TLDR? God's a total germaphobe. He wants them to kick out all the sick folks before they they for the next place. I thought he was all powerful but he's apparently helpless around cooties.

Next, there's a section about what to do with a woman accused of adultery. Basically, if a husband gets jealous, EVEN IF HE HAS ZERO PROOF OF ANYTHING, he brings his wife to the priest. The priest throws some dust from the ground into some water and makes her drink it. It is called "the water of bitterness."



If she is guilty, her uterus will drop it likes it's hot, or as the bible puts it: "(her) womb will discharge and make (her) miscarry."  Sooo if she happens to have a particularly heavy period, or if her husband had happened to impregnate her and it didn't go well, she's fucked.

There's no mention of what happens if a woman gets jealous of her husband potentially committing adultery.

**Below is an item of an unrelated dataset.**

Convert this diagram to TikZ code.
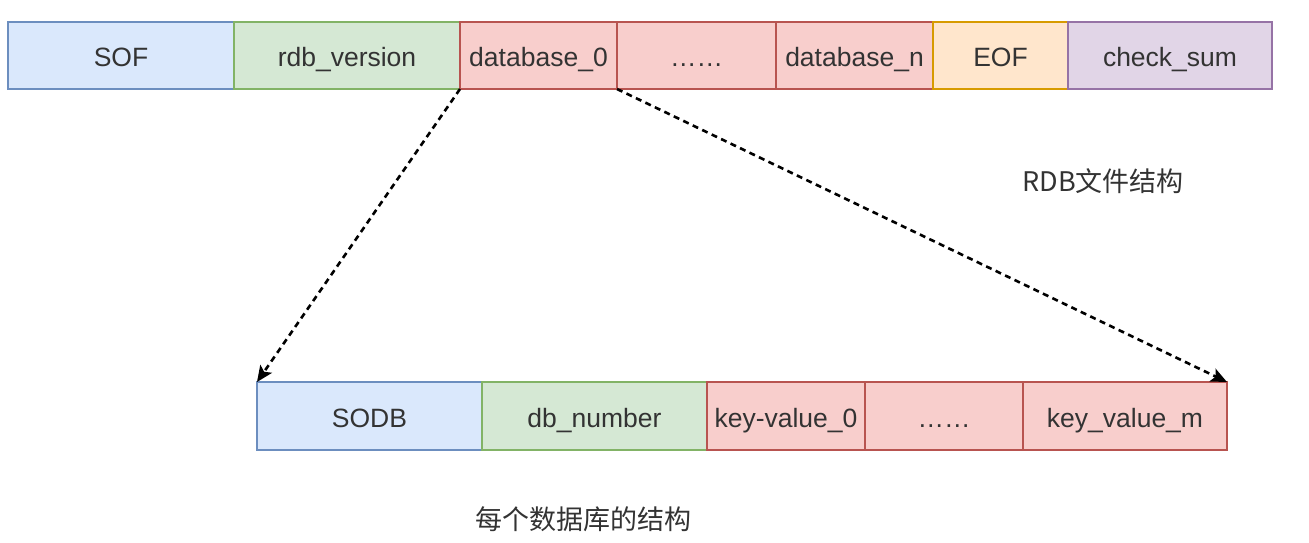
\documentclass[tikz,border=0pt]{standalone}
\usepackage{fontspec}
\setmainfont{Liberation Sans}
\newfontfamily\cjk{Noto Sans CJK SC}
\usetikzlibrary{arrows.meta}
\definecolor{txt}{HTML}{333333}
\definecolor{bfill}{HTML}{DAE8FC}\definecolor{bdraw}{HTML}{6C8EBF}
\definecolor{gfill}{HTML}{D5E8D4}\definecolor{gdraw}{HTML}{82B366}
\definecolor{rfill}{HTML}{F8CECC}\definecolor{rdraw}{HTML}{B85450}
\definecolor{ofill}{HTML}{FFE6CC}\definecolor{odraw}{HTML}{D79B00}
\definecolor{pfill}{HTML}{E1D5E7}\definecolor{pdraw}{HTML}{9673A6}
\begin{document}
\begin{tikzpicture}[x=1pt,y=-1pt,
  cell/.style={draw, line width=2pt, inner sep=0pt, outer sep=0pt, text=txt,
    font=\fontsize{26.5}{30}\selectfont, text height=24pt, text depth=2pt,
    anchor=north west},
  blue/.style={cell, fill=bfill, draw=bdraw},
  green/.style={cell, fill=gfill, draw=gdraw},
  red/.style={cell, fill=rfill, draw=rdraw},
  orange/.style={cell, fill=ofill, draw=odraw},
  purple/.style={cell, fill=pfill, draw=pdraw},
  link/.style={draw=black, line width=2.6pt, dash pattern=on 6pt off 4.5pt,
    -{Stealth[length=16pt,width=14pt,inset=3.5pt]}},
  caption/.style={text=txt, font=\cjk\fontsize{27}{31}\selectfont, inner sep=0pt}]
\useasboundingbox (0,0) rectangle (1309,542);
% top row (y 22..89)
\node[blue,   minimum width=226pt, minimum height=67pt] (sof) at (8,22) {SOF};
\node[green,  minimum width=226pt, minimum height=67pt] (ver) at (234,22) {rdb\_version};
\node[red,    minimum width=157pt, minimum height=67pt] (db0) at (460,22) {database\_0};
\node[red,    minimum width=159pt, minimum height=67pt] (dots1) at (617,22) {……};
\node[red,    minimum width=157pt, minimum height=67pt] (dbn) at (776,22) {database\_n};
\node[orange, minimum width=135pt, minimum height=67pt] (eof) at (933,22) {EOF};
\node[purple, minimum width=204pt, minimum height=67pt] (cks) at (1068,22) {check\_sum};
% bottom row (y 382..450)
\node[blue,  minimum width=225pt, minimum height=68pt] (sodb) at (257,382) {SODB};
\node[green, minimum width=225pt, minimum height=68pt] (dbnum) at (482,382) {db\_number};
\node[red,   minimum width=158pt, minimum height=68pt] (kv0) at (707,382) {key-value\_0};
\node[red,   minimum width=158pt, minimum height=68pt] (dots2) at (865,382) {……};
\node[red,   minimum width=204pt, minimum height=68pt] (kvm) at (1023,382) {key\_value\_m};
% connectors
\draw[link] (db0.south west) -- (sodb.north west);
\draw[link] (db0.south east) -- (kvm.north east);
% captions
\node[caption] (cap1) at (1103,181) {RDB文件结构};
\node[caption] (cap2) at (583,519) {每个数据库的结构};
\end{tikzpicture}
\end{document}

That must come later right?

Chapter 6: 

This section is about men or women who want to be Nazirites, who I guess are just more special and more dedicated to LG. Can you guess what it takes? If you guessed giving up fun stuff and following arbitrary rules,  you'd be correct!

Things Nazirites can't do:

  • drink wine
  • drink brandy
  • consume wine vinegar
  • consume brandy vinegar 
  • drink grape juice
  • eat grapes
  • eat raisins
  • shave
  • cut their hair
  • go near corpses-if you do, you have to shave your head and kill some cute animals

Sooo are the Nazis somehow connected to this? Were they big fans of this book? If so, I don't remember them having crazy long hair or beards, so if that's what they were going for, they really sucked at it. 

LG has Aaron say something nice to the people for once: 

"The Lord bless you and keep you; the Lord make his face to shine upon you, and be gracious to you; the Lord lift up his countenance upon you, and give you peace." Unless you fuck up the slightest minute detail of one of my hundreds of rules of course.